Question

In the depression of freezing point experiment, it is found that-
A) The vapour pressure of the solution is less than that of pure solvent.
B) The vapour pressure of solution is more than that of pure solvent.
C) Only solute molecules solidify at the freezing point.
D) Only solvent molecules solidify at the freezing point.

Answer 1

Hint: When non-volatile solute is added in solvent, a solution is formed. The vapour pressure of the solution decreases and the substance present in larger amounts solidifies when vapour pressure of solid becomes equal to the vapour pressure of liquid.
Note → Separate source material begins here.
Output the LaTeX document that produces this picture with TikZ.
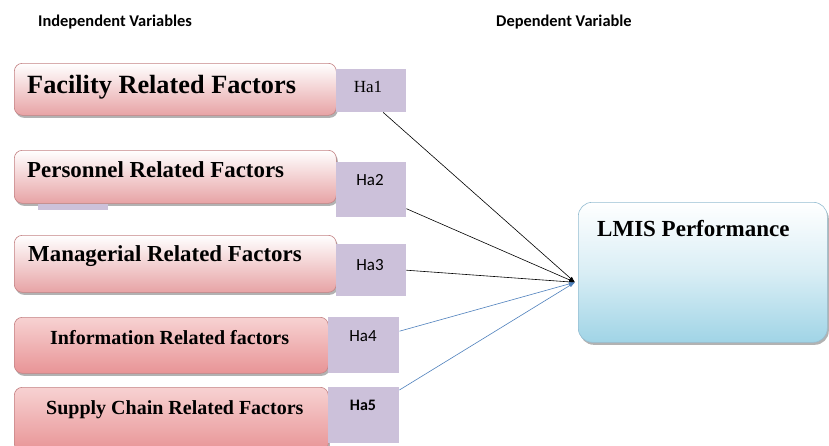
\documentclass[tikz,border=0pt]{standalone}
\usepackage{fontspec}
\setmainfont{Liberation Serif}
\newfontfamily\calib{Carlito}
\usetikzlibrary{shadows,calc,arrows.meta}
\definecolor{pinkA}{RGB}{231,163,165}
\definecolor{pinkT}{RGB}{247,210,210}
\definecolor{pinkB}{RGB}{232,148,150}
\definecolor{pinkLine}{RGB}{196,130,132}
\definecolor{lav}{RGB}{204,193,218}
\definecolor{lblue}{RGB}{160,212,230}
\definecolor{blueLine}{RGB}{150,190,210}
\definecolor{arrBlue}{RGB}{79,129,189}
\begin{document}
\begin{tikzpicture}[x=1pt,y=-1pt,
  box/.style={draw=pinkLine, line width=0.6pt, rounded corners=8pt, anchor=north west, inner sep=0pt,
     drop shadow={shadow xshift=1.5pt, shadow yshift=-2.5pt, fill=black, opacity=0.3}},
  factorA/.style={box, top color=white, bottom color=pinkA},
  factorB/.style={box, top color=pinkT, bottom color=pinkB},
  hyp/.style={fill=lav, anchor=north west, inner sep=0pt},
  title/.style={font=\bfseries, anchor=west, inner sep=0pt},
  htext/.style={inner sep=0pt, anchor=center},
  head/.style={font=\calib\bfseries\fontsize{16.4}{19}\selectfont, anchor=west, inner sep=0pt},
  conn/.style={line width=0.6pt, -{Latex[length=6pt,width=4pt]}}]
\clip (0,0) rectangle (829,445);
\fill[white] (0,0) rectangle (829,445);

% headings
\node[head] (hind) at (38,22) {Independent Variables};
\node[head] (hdep) at (496,22) {Dependent Variable};

% factor boxes
\node[factorA, minimum width=322pt, minimum height=52pt] (f1) at (14,63) {};
\node[factorA, minimum width=322pt, minimum height=53pt] (f2) at (14,150) {};
\node[factorA, minimum width=322pt, minimum height=57pt] (f3) at (14,235) {};
\node[factorB, minimum width=314pt, minimum height=56pt] (f4) at (14,317) {};
\node[factorB, minimum width=314pt, minimum height=64pt] (f5) at (14,387) {};

% small bar under personnel
\node[fill=lav, anchor=north west, inner sep=0pt, minimum width=70pt, minimum height=6pt] (bar) at (38,204) {};

% hypothesis boxes
\node[hyp, minimum width=70pt, minimum height=43pt] (h1) at (336,69) {};
\node[hyp, minimum width=70pt, minimum height=55pt] (h2) at (336,162) {};
\node[hyp, minimum width=70pt, minimum height=52pt] (h3) at (336,244) {};
\node[hyp, minimum width=71pt, minimum height=56pt] (h4) at (328,317) {};
\node[hyp, minimum width=71pt, minimum height=56pt] (h5) at (328,387) {};

% titles
\node[title, font=\bfseries\fontsize{26.3}{30}\selectfont] (t1) at (27,87) {Facility Related Factors};
\node[title, font=\bfseries\fontsize{22.9}{26}\selectfont] (t2) at (27,170) {Personnel Related Factors};
\node[title, font=\bfseries\fontsize{22.9}{26}\selectfont] (t3) at (28,256) {Managerial Related Factors};
\node[title, font=\bfseries\fontsize{20}{23}\selectfont] (t4) at (50,338) {Information Related factors};
\node[title, font=\bfseries\fontsize{20}{23}\selectfont] (t5) at (46,410) {Supply Chain Related Factors};

% hypothesis labels
\node[htext, font=\fontsize{17}{19}\selectfont] (l1) at (368,87) {Ha1};
\node[htext, font=\calib\fontsize{17}{19}\selectfont] (l2) at (370,180) {Ha2};
\node[htext, font=\calib\fontsize{17}{19}\selectfont] (l3) at (370,265) {Ha3};
\node[htext, font=\calib\fontsize{17}{19}\selectfont] (l4) at (363,336) {Ha4};
\node[htext, font=\calib\bfseries\fontsize{16}{19}\selectfont] (l5) at (363,405) {Ha5};

% dependent
\node[draw=blueLine, line width=0.6pt, rounded corners=14pt, anchor=north west, inner sep=0pt,
  minimum width=249pt, minimum height=140pt, top color=white, bottom color=lblue, middle color=white!60!lblue,
  drop shadow={shadow xshift=1.5pt, shadow yshift=-2.5pt, fill=black, opacity=0.3}] (lmis) at (578,202) {};
\node[title, font=\bfseries\fontsize{23}{26}\selectfont] (tl) at (597,229) {LMIS Performance};

% connectors
\coordinate (tgt) at ($(lmis.west)+(-3,10)$);
\draw[conn] ($(h1.south)+(12,0)$) -- (tgt);
\draw[conn] ($(h2.east)+(0,19)$) -- (tgt);
\draw[conn] (h3.east) -- (tgt);
\draw[conn, arrBlue] ($(h4.east)+(0,-14)$) -- (tgt);
\draw[conn, arrBlue] ($(h5.north east)+(0,3)$) -- (tgt);
\end{tikzpicture}
\end{document}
Complete step by step answer:
-When a non-volatile solute is added in a pure solvent, some solute molecules occupy the surface area along with molecules of pure solvent and the pure solvent’s tendency to go into vapour phase decreases due to which the vapour pressure of solution decreases. This means that the vapor pressure of solid and liquid solvent becomes equal at lower temperature. This is called the depression in the freezing point.
-Let us take example –

Suppose in the closed container, water is the pure solvent in the figure and its freezing point is \[{0^ \circ }{\text{C}}\] and water’s vapour pressure is suppose ${{\text{P}}_0}$ as evaporation at the surface of the water continues then-
1. When non-volatile solute is added in the water, the solution formed has vapor pressure ${{\text{P}}_1}$ which is less than the vapour pressure of the solvent as the number of particles in the solution increases due to solute and they occupy the surface area but they have less tendency to forms vapours.
2. The freezing point of solution becomes $ - {1^ \circ }{\text{C}}$ or less. This means the freezing point decreases when non-volatile solute is added. Since the molecules of solvent are more than that of solute so the molecules of solvent solidify at freezing point.

Hence, correct options are A and D.

Additional Information:
 In the given graph, relation between vapour pressure and temperature is given for depression of freezing point-

1. The pure solvent has more vapour pressure than the solution due to presence of non-volatile solute so its curve is drawn higher than the curve of solution. Now the vapors of solid solvent form a steep curve.
2. When the temperature at which the vapor pressure of solid solvent and liquid solvent equal becomes then it is called freezing point. This temperature is given by ${{\text{T}}_0}$.
3. When we draw the curve of solution to meet the curve of solid solvent we see that their vapor pressure becomes equal at lower temperature which is represented by ${{\text{T}}_1}$ .
4.The difference between these two temperatures is called depression in freezing point.
It is given as-
$\Delta {\text{T}} = {{\text{T}}_{\text{0}}}{\text{ - }}{{\text{T}}_{\text{1}}}$

Note:
Depression of freezing point is also given as-
$\Delta {\text{T = }}{{\text{K}}_f}{\text{m}}$ where m is the molality and ${{\text{K}}_f}$ is the cryoscopic constant which depends on the properties of solvent and solute. Molality is the number of moles of solutes dissolved in one kilogram solvent.